• [SET PROBLEM]:
What are the lines from the one with "Generate a LaTeX" through the one with "(csr1) at (16,151)", inclusive? Output them exactly, and leave out the pictures.

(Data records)
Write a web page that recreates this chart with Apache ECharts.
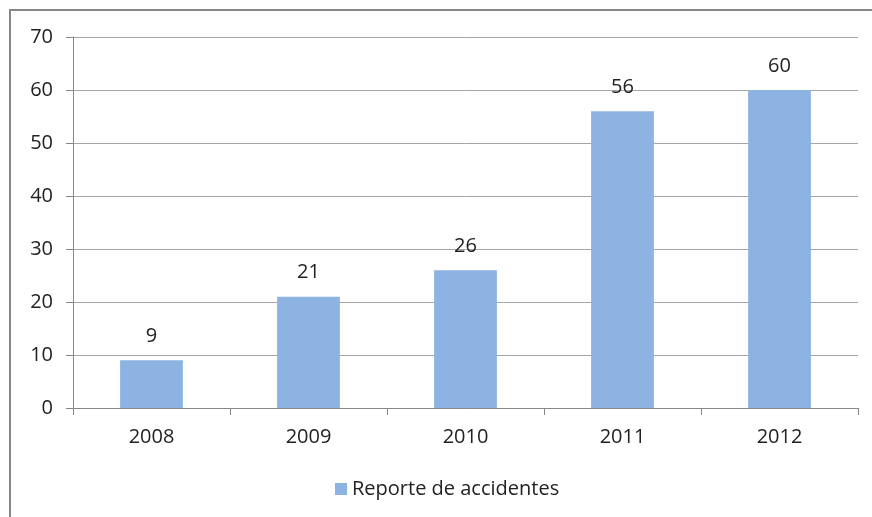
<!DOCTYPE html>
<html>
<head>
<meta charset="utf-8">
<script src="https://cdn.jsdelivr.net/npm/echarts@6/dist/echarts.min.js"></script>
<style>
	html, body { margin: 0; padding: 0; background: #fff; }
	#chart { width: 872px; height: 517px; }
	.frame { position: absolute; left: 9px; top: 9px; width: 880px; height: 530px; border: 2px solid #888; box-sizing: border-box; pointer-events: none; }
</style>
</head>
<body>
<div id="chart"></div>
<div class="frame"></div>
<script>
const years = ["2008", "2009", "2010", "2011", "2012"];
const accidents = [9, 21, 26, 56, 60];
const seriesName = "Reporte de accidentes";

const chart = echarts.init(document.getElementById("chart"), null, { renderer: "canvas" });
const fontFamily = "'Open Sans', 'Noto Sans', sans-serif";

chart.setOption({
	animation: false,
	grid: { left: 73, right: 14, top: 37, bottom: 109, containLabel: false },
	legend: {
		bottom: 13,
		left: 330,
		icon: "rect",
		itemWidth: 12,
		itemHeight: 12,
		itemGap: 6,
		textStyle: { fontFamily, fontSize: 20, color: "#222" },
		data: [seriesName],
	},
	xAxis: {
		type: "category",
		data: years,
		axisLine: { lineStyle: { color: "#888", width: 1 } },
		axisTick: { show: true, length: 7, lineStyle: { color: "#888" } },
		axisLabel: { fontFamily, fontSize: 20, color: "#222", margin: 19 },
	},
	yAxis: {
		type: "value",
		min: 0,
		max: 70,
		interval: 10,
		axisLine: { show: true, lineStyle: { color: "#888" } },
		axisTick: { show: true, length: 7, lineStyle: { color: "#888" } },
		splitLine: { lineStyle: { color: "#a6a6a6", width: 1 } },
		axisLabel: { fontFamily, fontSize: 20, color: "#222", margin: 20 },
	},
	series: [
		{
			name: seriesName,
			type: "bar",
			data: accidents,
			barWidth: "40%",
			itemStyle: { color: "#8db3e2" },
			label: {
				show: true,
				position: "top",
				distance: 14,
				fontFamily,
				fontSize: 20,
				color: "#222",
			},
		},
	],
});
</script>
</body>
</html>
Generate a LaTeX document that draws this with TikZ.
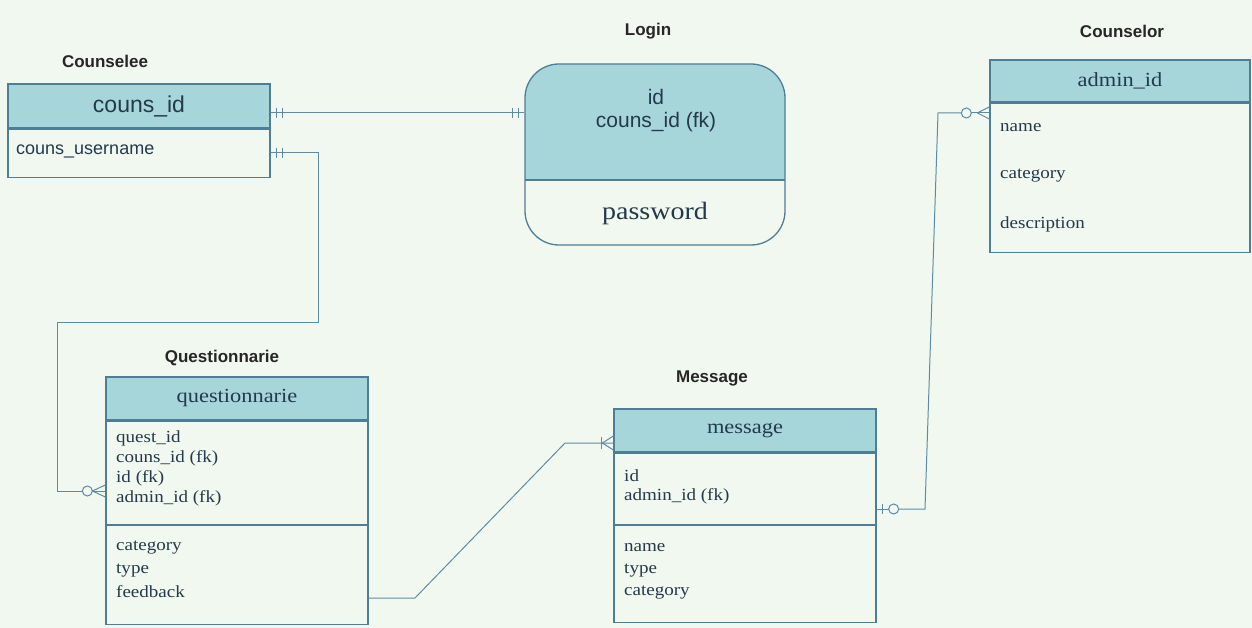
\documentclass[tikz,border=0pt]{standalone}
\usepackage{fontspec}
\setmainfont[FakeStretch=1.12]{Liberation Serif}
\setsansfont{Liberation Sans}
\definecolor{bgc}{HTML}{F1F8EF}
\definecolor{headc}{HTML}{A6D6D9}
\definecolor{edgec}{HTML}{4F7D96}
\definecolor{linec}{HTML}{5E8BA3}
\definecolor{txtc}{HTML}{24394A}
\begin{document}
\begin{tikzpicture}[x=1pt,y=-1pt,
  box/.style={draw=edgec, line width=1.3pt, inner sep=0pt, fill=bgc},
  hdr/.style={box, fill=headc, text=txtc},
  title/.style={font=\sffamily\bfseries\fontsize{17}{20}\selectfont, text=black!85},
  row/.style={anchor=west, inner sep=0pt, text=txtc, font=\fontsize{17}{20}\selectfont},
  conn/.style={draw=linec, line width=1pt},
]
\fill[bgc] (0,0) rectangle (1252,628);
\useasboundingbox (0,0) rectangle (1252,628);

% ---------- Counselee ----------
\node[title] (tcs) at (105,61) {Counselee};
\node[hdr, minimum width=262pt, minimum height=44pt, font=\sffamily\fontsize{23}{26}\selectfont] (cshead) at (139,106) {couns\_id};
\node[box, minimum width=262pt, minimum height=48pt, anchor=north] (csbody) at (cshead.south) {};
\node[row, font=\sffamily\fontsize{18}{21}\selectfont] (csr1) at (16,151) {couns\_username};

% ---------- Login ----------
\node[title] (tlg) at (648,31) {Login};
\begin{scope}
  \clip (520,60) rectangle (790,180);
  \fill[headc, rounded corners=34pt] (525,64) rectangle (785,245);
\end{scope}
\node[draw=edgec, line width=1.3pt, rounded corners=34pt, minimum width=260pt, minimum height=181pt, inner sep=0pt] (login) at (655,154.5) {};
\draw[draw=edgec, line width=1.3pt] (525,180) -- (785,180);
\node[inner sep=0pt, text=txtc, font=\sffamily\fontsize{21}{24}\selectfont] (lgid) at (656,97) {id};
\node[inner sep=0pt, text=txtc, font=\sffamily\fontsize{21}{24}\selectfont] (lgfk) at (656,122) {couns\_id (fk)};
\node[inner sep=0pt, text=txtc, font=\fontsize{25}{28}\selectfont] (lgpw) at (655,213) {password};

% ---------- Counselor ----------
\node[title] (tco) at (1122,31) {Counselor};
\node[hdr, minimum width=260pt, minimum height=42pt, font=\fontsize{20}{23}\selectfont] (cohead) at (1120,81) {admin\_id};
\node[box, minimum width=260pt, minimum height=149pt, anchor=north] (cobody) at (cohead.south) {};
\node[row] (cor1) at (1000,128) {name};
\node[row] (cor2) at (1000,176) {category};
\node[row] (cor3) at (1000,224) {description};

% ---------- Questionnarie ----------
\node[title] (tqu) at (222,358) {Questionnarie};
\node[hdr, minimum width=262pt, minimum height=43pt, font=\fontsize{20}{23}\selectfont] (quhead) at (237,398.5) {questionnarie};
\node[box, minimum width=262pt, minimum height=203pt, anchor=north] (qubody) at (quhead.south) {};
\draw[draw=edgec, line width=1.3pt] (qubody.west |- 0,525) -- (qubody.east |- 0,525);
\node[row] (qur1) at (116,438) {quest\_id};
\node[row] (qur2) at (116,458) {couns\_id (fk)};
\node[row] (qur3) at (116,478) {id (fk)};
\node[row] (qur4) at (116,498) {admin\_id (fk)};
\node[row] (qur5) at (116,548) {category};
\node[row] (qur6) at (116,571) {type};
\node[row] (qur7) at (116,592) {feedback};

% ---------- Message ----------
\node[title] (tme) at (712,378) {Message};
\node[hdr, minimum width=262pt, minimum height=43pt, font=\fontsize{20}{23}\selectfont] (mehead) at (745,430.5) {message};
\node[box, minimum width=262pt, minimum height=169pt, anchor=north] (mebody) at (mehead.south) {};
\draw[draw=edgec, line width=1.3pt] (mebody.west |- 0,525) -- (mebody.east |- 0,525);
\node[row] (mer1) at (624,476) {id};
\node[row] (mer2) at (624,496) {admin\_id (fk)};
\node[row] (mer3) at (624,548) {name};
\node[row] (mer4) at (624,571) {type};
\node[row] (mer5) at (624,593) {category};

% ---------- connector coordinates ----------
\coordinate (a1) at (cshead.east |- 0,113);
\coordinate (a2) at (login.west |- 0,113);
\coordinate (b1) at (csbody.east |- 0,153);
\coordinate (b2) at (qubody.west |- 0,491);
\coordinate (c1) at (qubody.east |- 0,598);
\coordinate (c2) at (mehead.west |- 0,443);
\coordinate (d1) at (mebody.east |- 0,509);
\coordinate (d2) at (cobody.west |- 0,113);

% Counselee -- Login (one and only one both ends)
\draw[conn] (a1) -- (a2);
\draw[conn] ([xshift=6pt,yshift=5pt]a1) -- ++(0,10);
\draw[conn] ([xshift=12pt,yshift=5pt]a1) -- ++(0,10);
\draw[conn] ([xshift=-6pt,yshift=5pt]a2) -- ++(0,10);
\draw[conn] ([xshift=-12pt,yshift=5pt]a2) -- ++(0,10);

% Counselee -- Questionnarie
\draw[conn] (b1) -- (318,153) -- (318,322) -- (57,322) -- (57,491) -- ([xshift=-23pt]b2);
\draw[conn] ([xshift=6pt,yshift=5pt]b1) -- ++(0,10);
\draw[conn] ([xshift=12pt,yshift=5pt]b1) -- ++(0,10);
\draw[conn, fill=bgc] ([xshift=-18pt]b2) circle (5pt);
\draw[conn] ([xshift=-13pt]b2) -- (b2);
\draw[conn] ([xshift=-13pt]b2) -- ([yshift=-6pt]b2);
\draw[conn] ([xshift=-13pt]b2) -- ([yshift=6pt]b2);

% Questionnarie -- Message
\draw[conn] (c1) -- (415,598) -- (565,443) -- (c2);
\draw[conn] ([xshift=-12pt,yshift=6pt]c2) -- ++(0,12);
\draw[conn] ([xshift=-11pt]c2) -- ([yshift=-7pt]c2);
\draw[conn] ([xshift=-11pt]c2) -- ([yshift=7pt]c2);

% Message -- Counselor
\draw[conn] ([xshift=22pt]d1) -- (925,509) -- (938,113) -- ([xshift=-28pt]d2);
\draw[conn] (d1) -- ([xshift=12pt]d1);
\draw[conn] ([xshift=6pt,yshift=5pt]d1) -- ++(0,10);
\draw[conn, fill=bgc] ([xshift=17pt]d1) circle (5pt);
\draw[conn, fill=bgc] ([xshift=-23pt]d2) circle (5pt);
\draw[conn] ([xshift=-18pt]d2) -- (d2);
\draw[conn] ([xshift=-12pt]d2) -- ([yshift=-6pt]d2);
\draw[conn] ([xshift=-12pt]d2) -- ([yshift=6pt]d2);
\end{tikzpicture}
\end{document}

• [THE REPLY]:
Generate a LaTeX document that draws this with TikZ.
\documentclass[tikz,border=0pt]{standalone}
\usepackage{fontspec}
\setmainfont[FakeStretch=1.12]{Liberation Serif}
\setsansfont{Liberation Sans}
\definecolor{bgc}{HTML}{F1F8EF}
\definecolor{headc}{HTML}{A6D6D9}
\definecolor{edgec}{HTML}{4F7D96}
\definecolor{linec}{HTML}{5E8BA3}
\definecolor{txtc}{HTML}{24394A}
\begin{document}
\begin{tikzpicture}[x=1pt,y=-1pt,
  box/.style={draw=edgec, line width=1.3pt, inner sep=0pt, fill=bgc},
  hdr/.style={box, fill=headc, text=txtc},
  title/.style={font=\sffamily\bfseries\fontsize{17}{20}\selectfont, text=black!85},
  row/.style={anchor=west, inner sep=0pt, text=txtc, font=\fontsize{17}{20}\selectfont},
  conn/.style={draw=linec, line width=1pt},
]
\fill[bgc] (0,0) rectangle (1252,628);
\useasboundingbox (0,0) rectangle (1252,628);

% ---------- Counselee ----------
\node[title] (tcs) at (105,61) {Counselee};
\node[hdr, minimum width=262pt, minimum height=44pt, font=\sffamily\fontsize{23}{26}\selectfont] (cshead) at (139,106) {couns\_id};
\node[box, minimum width=262pt, minimum height=48pt, anchor=north] (csbody) at (cshead.south) {};
\node[row, font=\sffamily\fontsize{18}{21}\selectfont] (csr1) at (16,151) {couns\_username};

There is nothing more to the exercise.